Industrial Implementation of Ultrasound Ultrasonic processing of particles allows processing all particles evenly.

Hielscher's industrial ultrasonic processors are commonly used for inline-sonication.

Therefore, the suspension is pumped into the ultrasonic reactor vessel.

There it is exposed to ultrasonic cavitation at a controlled intensity.

The exposure time is a result of the reactor volume and the material feed rate.

Inline sonication eliminates bypassing because all particles pass the reactor chamber following a defined path.

As all particles are exposed to identical sonication parameters for the same time during each cycle, ultrasonication typically shifts the distribution curve rather than widening it.

Generally, 'right tailing' cannot be observed at sonicated samples.

The option of repeated ultrasonic processing by a loop setup enables the perfect sonication to be found for every pigment and every ink formulation.

Such treated pigment particles result in better ink quality and show higher stability, an increased shelf life (also at elevated temperatures), freeze-thaw stability, reduced flocculation stable rheology and lower viscosity at higher particle loading.

High-power equipment uses more electricity.

Considering rising energy prices, this affects the costs of processing.

For this reason, it is important, that the equipment does not lose much energy in the conversion of electricity into mechanical output.

Regarding energy consumption, ultrasound is to name as very energy efficient.

Hielscher ultrasonic processors are claimed to have efficiency of >85 per cent.

This helps to reduce electricity costs and gives you more processing performance.

Kusters et al sum up in their study that ultrasonic fragmentation is equally efficient as conventional grinding.

In another study, Pohl et al compared the processing efficiency of ultrasonic dispersion of silica with other high-shear mixing methods, such as with an IKA Ultra-Turrax (rotor-stator-system).

Pohl et al compared the particle size reduction of Aerosil 90 (2%wt) in water using an Ultra-Turrax (rotor-stator-system) at various settings with that of a Hielscher UIP1000hd ultrasonic device in continuous mode.

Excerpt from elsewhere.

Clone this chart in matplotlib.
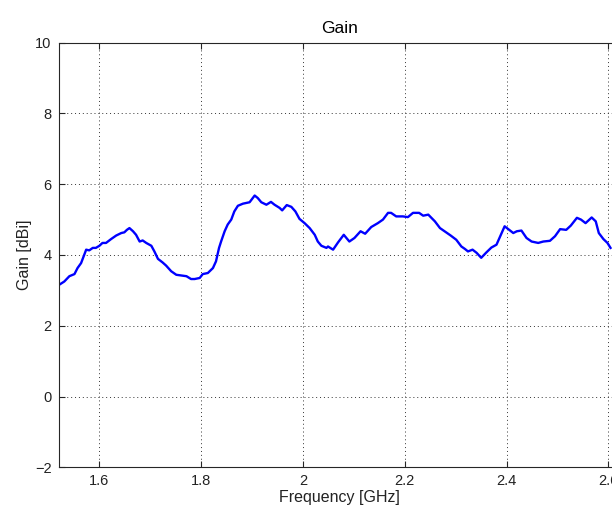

The study of Pohl et al concludes that 'at constant specific energy EV ultrasound is more effective than the rotor-stator-system' and that 'the applied ultrasound frequency in the range from 20kHz up to 30kHz has no major effect on the dispersion process'.

The break up of the agglomerate structures in aqueous and non-aqueous suspensions allows utilising the full potential of nanosize materials.

Investigations at various dispersions of nanoparticulate agglomerates with a variable solid content have demonstrated the considerable advantage of ultrasound when compared with other technologies, such as rotor stator mixers, piston homogenisers or wet milling methods, such as bead mills or colloid mills.

Hielscher ultrasonic systems can be run at fairly high solids concentrations.

For example, for silica the breakage rate was found to be independent of the solid concentration up to 50 per cent by weight.

Ultrasound can be applied for the dispersing of high-concentration master-batches, processing low and high viscosity liquids.

Conclusion: Dispersing and wet milling by ultrasonic cavitation is a proven technique to achieve evenly distributed dispersions at nano range as well as particle size reduction down to micron- and nano-size.

Full control over the parameters of amplitude, pressure, temperature, viscosity and concentration allows us to find the right process adjustment regarding particle characteristics and aimed size.

With ultrasonic industrial processors in the power range between 500W up to 16kW per device it becomes possible to develop specific process setups to fulfil specific requirements.

With the wide device range, all steps of development - from first testing to process optimisation and final production - are covered.

The advantages shown above turn ultrasonic dispersing and milling into a potential technology for industrial processing in various sectors, such as for the production of paints and coatings, ink and inkjet, cement and concrete, or cosmetics.